As artists and activists, we can train ourselves to keep our eyes open and our hearts soft. To curate what we allow in, what work we choose, in what spirit we do that work. We can choose not to drink the poison.
I contacted my friend, the poet/writer/translator David Bowles, to help me with this concept I had no name for. English seemed insuffcient to the task. I couldn’t think of anything in Spanish that wasn’t about a limpia or barrida—a way of cleansing or purifying after the fact, after the harm. Nothing for how to keep the harm from being inflicted in the first place. What I wanted was something that would name the act of protecting ourselves against poison, of becoming so strong that we would not let ourselves be injured. And it came to me that I needed a name in Nahuatl.
David suggested something but said that it was perhaps a little too dark, that it was a phrase than translated literally as “dead hands, dead flesh” but meant “protected by supernatural forces.” It seemed intriguing but a bit strange. Until he told me the next part—that “dead hands, dead flesh” might more accurately mean to be protected by the “hands and bodies of my departed loved ones.”
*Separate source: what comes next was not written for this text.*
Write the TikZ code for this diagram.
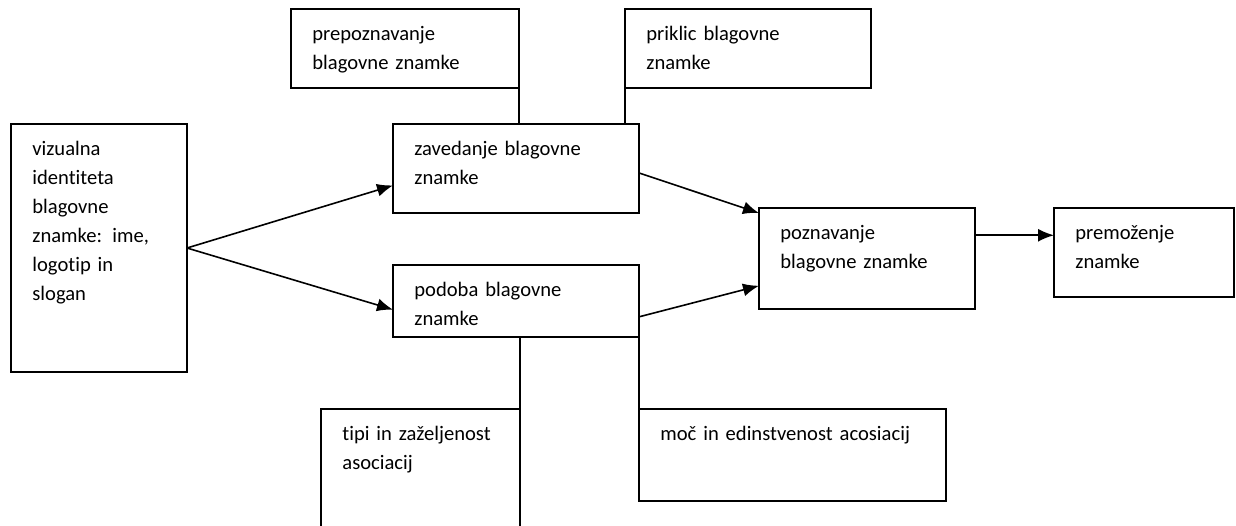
\documentclass[tikz,border=0pt]{standalone}
\usepackage{fontspec}
\setmainfont{Carlito}[RawFeature={-liga;-clig;-calt;-dlig}]
\usetikzlibrary{arrows.meta,calc}
\tikzset{>={Latex[length=8pt,width=6.5pt]}}
\tikzset{box/.style={draw,line width=0.8pt,anchor=north west,inner sep=0pt,outer sep=0pt},
  txt/.style={anchor=base west,inner sep=0pt,align=left,text width=150pt,
    font=\fontsize{10.3}{14.5}\selectfont},
  link/.style={line width=0.8pt}}

\begin{document}
\begin{tikzpicture}[x=0.5pt,y=-0.5pt]
       \clip (0,0) rectangle (1236,525);
       % boxes
       \node[box,minimum width=88pt,minimum height=124pt] (viz) at (11,124) {};
       \node[box,minimum width=114pt,minimum height=39.5pt] (prep) at (291,9) {};
       \node[box,minimum width=123pt,minimum height=39.5pt] (prik) at (625,9) {};
       \node[box,minimum width=123pt,minimum height=44.5pt] (zav) at (393,124) {};
       \node[box,minimum width=123pt,minimum height=36pt] (pod) at (393,265) {};
       \node[box,minimum width=108pt,minimum height=50.5pt] (pozn) at (759,208) {};
       \node[box,minimum width=90pt,minimum height=44.5pt] (prem) at (1054,208) {};
       \node[box,minimum width=99.5pt,minimum height=70pt] (tipi) at (321,409) {};
       \node[box,minimum width=153.5pt,minimum height=46pt] (moc) at (639,409) {};
       % texts
       \node[txt] (vizt) at ([xshift=10.5pt,yshift=-15.75pt]viz.north west) {vizualna\\identiteta\\blagovne\\znamke: ime,\\logotip in\\slogan};
       \node[txt] (prept) at ([xshift=10.5pt,yshift=-15.75pt]prep.north west) {prepoznavanje\\blagovne znamke};
       \node[txt] (prikt) at ([xshift=10.5pt,yshift=-15.75pt]prik.north west) {priklic blagovne\\znamke};
       \node[txt] (zavt) at ([xshift=10.5pt,yshift=-15.75pt]zav.north west) {zavedanje blagovne\\znamke};
       \node[txt] (podt) at ([xshift=10.5pt,yshift=-15.75pt]pod.north west) {podoba blagovne\\znamke};
       \node[txt] (poznt) at ([xshift=10.5pt,yshift=-15.75pt]pozn.north west) {poznavanje\\blagovne znamke};
       \node[txt] (premt) at ([xshift=10.5pt,yshift=-15.75pt]prem.north west) {premoženje\\znamke};
       \node[txt] (tipit) at ([xshift=10.5pt,yshift=-15.75pt]tipi.north west) {tipi in zaželjenost\\asociacij};
       \node[txt] (moct) at ([xshift=10.5pt,yshift=-15.75pt]moc.north west) {moč in edinstvenost acosiacij};
       % arrows
       \coordinate (poznout) at ($(pozn.north east)!0.27!(pozn.south east)$);
       \draw[link,->] (viz.east) -- ($(zav.north west)!0.69!(zav.south west)$);
       \draw[link,->] (viz.east) -- ($(pod.north west)!0.62!(pod.south west)$);
       \draw[link,->] ($(zav.north east)!0.55!(zav.south east)$) -- ($(pozn.north west)!0.05!(pozn.south west)$);
       \draw[link,->] ($(pod.north east)!0.72!(pod.south east)$) -- ($(pozn.north west)!0.77!(pozn.south west)$);
       \draw[link,->] (poznout) -- (poznout -| prem.west);
       % plain links
       \draw[link] (prep.south east) -- (prep.south east |- zav.north);
       \draw[link] (prik.south west) -- (prik.south west |- zav.north);
       \draw[link] (tipi.north east |- pod.south) -- (tipi.north east);
       \draw[link] (pod.south east) -- (moc.north west);
      \end{tikzpicture}
\end{document}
I read those words as if lightning had flashed into my eyes, and every hair on my body stood up. Nomiccāmā Nomiccānacayo is to say, I am protected by my ancestors, by the bodies of my departed loved ones, by all of the power and life they represent. This is how I want to walk this earth. Surrounded by that love, protected by that strength, made wise by their endurance, made brave by their example. I want to cultivate in myself the wisdom to know what I should allow in–what will strengthen me, sustain me, inspire me, teach me—and what I should perceive as poison and turn away—everything that would cast me into the role of monster or victim, what would make me calloused or apathetic, despairing or weak.
I want to be a part of a strong community—artists, activists, and cultural workers—and to live in a space marked by their brilliance and their passion.
Nomiccāmā Nomiccānacayo. I am protected. Tomiccāmā Tomiccānacayo. We are protected.